WRITTEN REQUEST - Return the listing below unchanged, minus its pictures.
— start of SOURCE EXCERPT —
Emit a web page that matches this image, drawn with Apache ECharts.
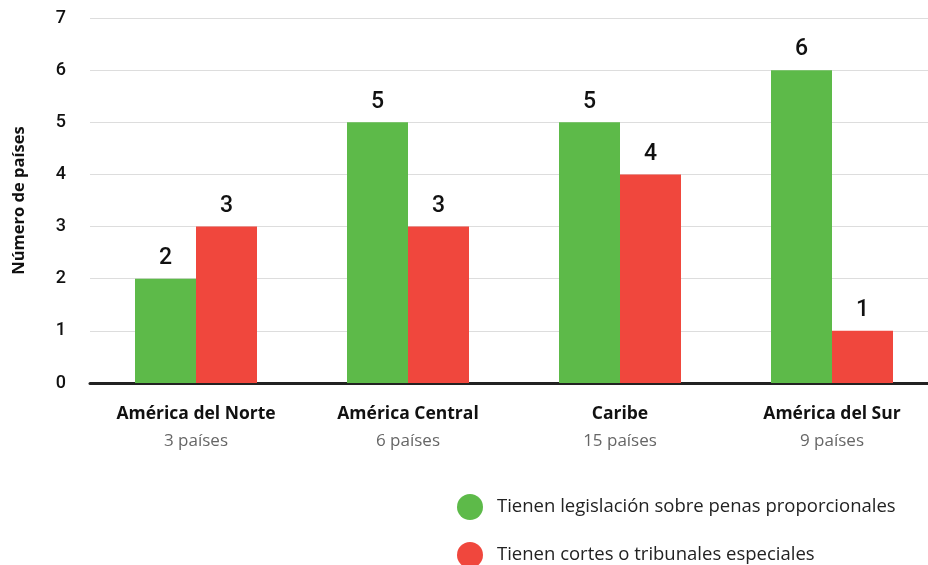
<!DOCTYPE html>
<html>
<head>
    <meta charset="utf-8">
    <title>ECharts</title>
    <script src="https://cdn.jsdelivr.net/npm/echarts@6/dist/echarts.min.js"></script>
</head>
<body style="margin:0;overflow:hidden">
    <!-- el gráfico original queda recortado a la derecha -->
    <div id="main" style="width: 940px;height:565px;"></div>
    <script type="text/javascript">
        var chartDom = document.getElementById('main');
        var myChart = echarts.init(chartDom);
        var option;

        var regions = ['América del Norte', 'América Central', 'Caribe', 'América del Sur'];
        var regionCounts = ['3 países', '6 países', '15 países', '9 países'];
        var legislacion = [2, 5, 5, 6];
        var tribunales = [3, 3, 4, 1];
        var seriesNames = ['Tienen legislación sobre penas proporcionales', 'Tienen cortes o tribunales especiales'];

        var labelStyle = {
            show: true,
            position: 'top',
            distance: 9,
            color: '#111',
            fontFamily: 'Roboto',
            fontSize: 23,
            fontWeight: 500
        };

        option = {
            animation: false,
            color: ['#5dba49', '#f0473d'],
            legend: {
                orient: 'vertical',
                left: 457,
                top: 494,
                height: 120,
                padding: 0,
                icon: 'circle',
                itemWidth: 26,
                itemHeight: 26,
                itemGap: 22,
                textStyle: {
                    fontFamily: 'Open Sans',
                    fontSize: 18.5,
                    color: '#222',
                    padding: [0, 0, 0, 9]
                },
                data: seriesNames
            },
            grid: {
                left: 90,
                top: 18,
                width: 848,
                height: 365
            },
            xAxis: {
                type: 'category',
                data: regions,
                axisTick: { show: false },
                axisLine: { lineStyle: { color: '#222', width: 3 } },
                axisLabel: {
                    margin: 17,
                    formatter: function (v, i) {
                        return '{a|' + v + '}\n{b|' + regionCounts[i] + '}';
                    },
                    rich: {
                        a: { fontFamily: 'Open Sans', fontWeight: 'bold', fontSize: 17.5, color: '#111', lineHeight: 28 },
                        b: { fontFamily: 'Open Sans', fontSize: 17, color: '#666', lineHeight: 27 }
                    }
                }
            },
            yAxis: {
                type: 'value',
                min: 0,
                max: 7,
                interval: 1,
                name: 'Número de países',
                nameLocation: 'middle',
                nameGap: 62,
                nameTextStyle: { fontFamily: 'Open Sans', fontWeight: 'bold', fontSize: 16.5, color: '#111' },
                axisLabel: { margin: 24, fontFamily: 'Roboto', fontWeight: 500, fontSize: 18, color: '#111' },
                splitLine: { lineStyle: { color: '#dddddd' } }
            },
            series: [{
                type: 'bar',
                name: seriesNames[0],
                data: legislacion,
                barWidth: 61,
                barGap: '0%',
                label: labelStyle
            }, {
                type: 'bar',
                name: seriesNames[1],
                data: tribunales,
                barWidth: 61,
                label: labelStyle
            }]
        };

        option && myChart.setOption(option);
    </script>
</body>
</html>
— end of SOURCE EXCERPT —
EXERCISE RESPONSE -
Emit a web page that matches this image, drawn with Apache ECharts.
<!DOCTYPE html>
<html>
<head>
    <meta charset="utf-8">
    <title>ECharts</title>
    <script src="https://cdn.jsdelivr.net/npm/echarts@6/dist/echarts.min.js"></script>
</head>
<body style="margin:0;overflow:hidden">
    <!-- el gráfico original queda recortado a la derecha -->
    <div id="main" style="width: 940px;height:565px;"></div>
    <script type="text/javascript">
        var chartDom = document.getElementById('main');
        var myChart = echarts.init(chartDom);
        var option;

        var regions = ['América del Norte', 'América Central', 'Caribe', 'América del Sur'];
        var regionCounts = ['3 países', '6 países', '15 países', '9 países'];
        var legislacion = [2, 5, 5, 6];
        var tribunales = [3, 3, 4, 1];
        var seriesNames = ['Tienen legislación sobre penas proporcionales', 'Tienen cortes o tribunales especiales'];

        var labelStyle = {
            show: true,
            position: 'top',
            distance: 9,
            color: '#111',
            fontFamily: 'Roboto',
            fontSize: 23,
            fontWeight: 500
        };

        option = {
            animation: false,
            color: ['#5dba49', '#f0473d'],
            legend: {
                orient: 'vertical',
                left: 457,
                top: 494,
                height: 120,
                padding: 0,
                icon: 'circle',
                itemWidth: 26,
                itemHeight: 26,
                itemGap: 22,
                textStyle: {
                    fontFamily: 'Open Sans',
                    fontSize: 18.5,
                    color: '#222',
                    padding: [0, 0, 0, 9]
                },
                data: seriesNames
            },
            grid: {
                left: 90,
                top: 18,
                width: 848,
                height: 365
            },
            xAxis: {
                type: 'category',
                data: regions,
                axisTick: { show: false },
                axisLine: { lineStyle: { color: '#222', width: 3 } },
                axisLabel: {
                    margin: 17,
                    formatter: function (v, i) {
                        return '{a|' + v + '}\n{b|' + regionCounts[i] + '}';
                    },
                    rich: {
                        a: { fontFamily: 'Open Sans', fontWeight: 'bold', fontSize: 17.5, color: '#111', lineHeight: 28 },
                        b: { fontFamily: 'Open Sans', fontSize: 17, color: '#666', lineHeight: 27 }
                    }
                }
            },
            yAxis: {
                type: 'value',
                min: 0,
                max: 7,
                interval: 1,
                name: 'Número de países',
                nameLocation: 'middle',
                nameGap: 62,
                nameTextStyle: { fontFamily: 'Open Sans', fontWeight: 'bold', fontSize: 16.5, color: '#111' },
                axisLabel: { margin: 24, fontFamily: 'Roboto', fontWeight: 500, fontSize: 18, color: '#111' },
                splitLine: { lineStyle: { color: '#dddddd' } }
            },
            series: [{
                type: 'bar',
                name: seriesNames[0],
                data: legislacion,
                barWidth: 61,
                barGap: '0%',
                label: labelStyle
            }, {
                type: 'bar',
                name: seriesNames[1],
                data: tribunales,
                barWidth: 61,
                label: labelStyle
            }]
        };

        option && myChart.setOption(option);
    </script>
</body>
</html>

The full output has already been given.